• **Information provided**:
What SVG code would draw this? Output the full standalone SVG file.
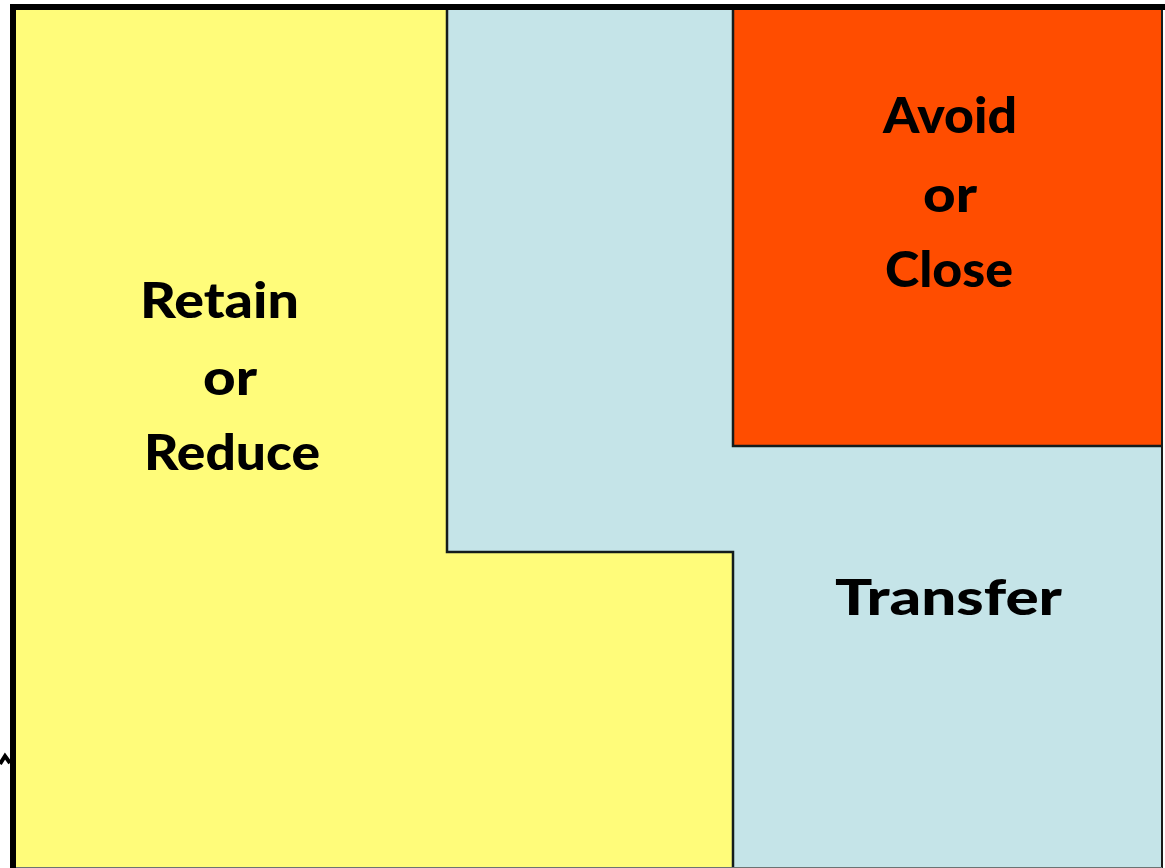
<svg xmlns="http://www.w3.org/2000/svg" width="1165" height="868" viewBox="0 0 1165 868">
  <style>
    .lbl { font-family: "Comic Sans MS", "Lato", "DejaVu Sans", sans-serif; font-weight: 900; font-size: 50px; fill: #000; }
    .edge { stroke: #141c1c; stroke-width: 2.5; fill: none; }
  </style>
  <rect x="0" y="0" width="1165" height="868" fill="#ffffff"/>

  <!-- Retain / Reduce region (L-shaped) -->
  <g id="retain">
    <polygon points="16,10 447,10 447,552 733,552 733,868 16,868" fill="#fffc7a"/>
    <text class="lbl" x="140" y="318" textLength="159" lengthAdjust="spacingAndGlyphs">Retain</text>
    <text class="lbl" x="203" y="395" textLength="54" lengthAdjust="spacingAndGlyphs">or</text>
    <text class="lbl" x="144" y="470" textLength="176" lengthAdjust="spacingAndGlyphs">Reduce</text>
  </g>

  <!-- Transfer region -->
  <g id="transfer">
    <polygon points="447,10 733,10 733,446 1162,446 1162,868 733,868 733,552 447,552" fill="#c5e4e8"/>
    <text class="lbl" x="835" y="615" textLength="227" lengthAdjust="spacingAndGlyphs">Transfer</text>
  </g>

  <!-- Avoid / Close region -->
  <g id="avoid">
    <rect x="733" y="10" width="429" height="436" fill="#ff4d00"/>
    <text class="lbl" x="883" y="133" textLength="134" lengthAdjust="spacingAndGlyphs">Avoid</text>
    <text class="lbl" x="923" y="212" textLength="54" lengthAdjust="spacingAndGlyphs">or</text>
    <text class="lbl" x="885" y="287" textLength="128" lengthAdjust="spacingAndGlyphs">Close</text>
  </g>

  <!-- region borders -->
  <g id="borders">
    <polyline class="edge" points="447,10 447,552 733,552 733,868"/>
    <polyline class="edge" points="733,10 733,446 1162,446"/>
    <line x1="1162" y1="10" x2="1162" y2="868" stroke="#1a1a1a" stroke-width="2"/>
    <line x1="16" y1="867.5" x2="1162" y2="867.5" stroke="#6b7373" stroke-width="1"/>
    <rect x="10" y="4" width="1155" height="6" fill="#000"/>
    <rect x="10" y="4" width="6" height="864" fill="#000"/>
    <polyline points="0,764 5,756 10,763" fill="none" stroke="#000" stroke-width="4"/>
  </g>
</svg>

• **Work to do**:
Take the listing above and restate it word for word, without its pictures.

• **Solution for this task**:
What SVG code would draw this? Output the full standalone SVG file.
<svg xmlns="http://www.w3.org/2000/svg" width="1165" height="868" viewBox="0 0 1165 868">
  <style>
    .lbl { font-family: "Comic Sans MS", "Lato", "DejaVu Sans", sans-serif; font-weight: 900; font-size: 50px; fill: #000; }
    .edge { stroke: #141c1c; stroke-width: 2.5; fill: none; }
  </style>
  <rect x="0" y="0" width="1165" height="868" fill="#ffffff"/>

  <!-- Retain / Reduce region (L-shaped) -->
  <g id="retain">
    <polygon points="16,10 447,10 447,552 733,552 733,868 16,868" fill="#fffc7a"/>
    <text class="lbl" x="140" y="318" textLength="159" lengthAdjust="spacingAndGlyphs">Retain</text>
    <text class="lbl" x="203" y="395" textLength="54" lengthAdjust="spacingAndGlyphs">or</text>
    <text class="lbl" x="144" y="470" textLength="176" lengthAdjust="spacingAndGlyphs">Reduce</text>
  </g>

  <!-- Transfer region -->
  <g id="transfer">
    <polygon points="447,10 733,10 733,446 1162,446 1162,868 733,868 733,552 447,552" fill="#c5e4e8"/>
    <text class="lbl" x="835" y="615" textLength="227" lengthAdjust="spacingAndGlyphs">Transfer</text>
  </g>

  <!-- Avoid / Close region -->
  <g id="avoid">
    <rect x="733" y="10" width="429" height="436" fill="#ff4d00"/>
    <text class="lbl" x="883" y="133" textLength="134" lengthAdjust="spacingAndGlyphs">Avoid</text>
    <text class="lbl" x="923" y="212" textLength="54" lengthAdjust="spacingAndGlyphs">or</text>
    <text class="lbl" x="885" y="287" textLength="128" lengthAdjust="spacingAndGlyphs">Close</text>
  </g>

  <!-- region borders -->
  <g id="borders">
    <polyline class="edge" points="447,10 447,552 733,552 733,868"/>
    <polyline class="edge" points="733,10 733,446 1162,446"/>
    <line x1="1162" y1="10" x2="1162" y2="868" stroke="#1a1a1a" stroke-width="2"/>
    <line x1="16" y1="867.5" x2="1162" y2="867.5" stroke="#6b7373" stroke-width="1"/>
    <rect x="10" y="4" width="1155" height="6" fill="#000"/>
    <rect x="10" y="4" width="6" height="864" fill="#000"/>
    <polyline points="0,764 5,756 10,763" fill="none" stroke="#000" stroke-width="4"/>
  </g>
</svg>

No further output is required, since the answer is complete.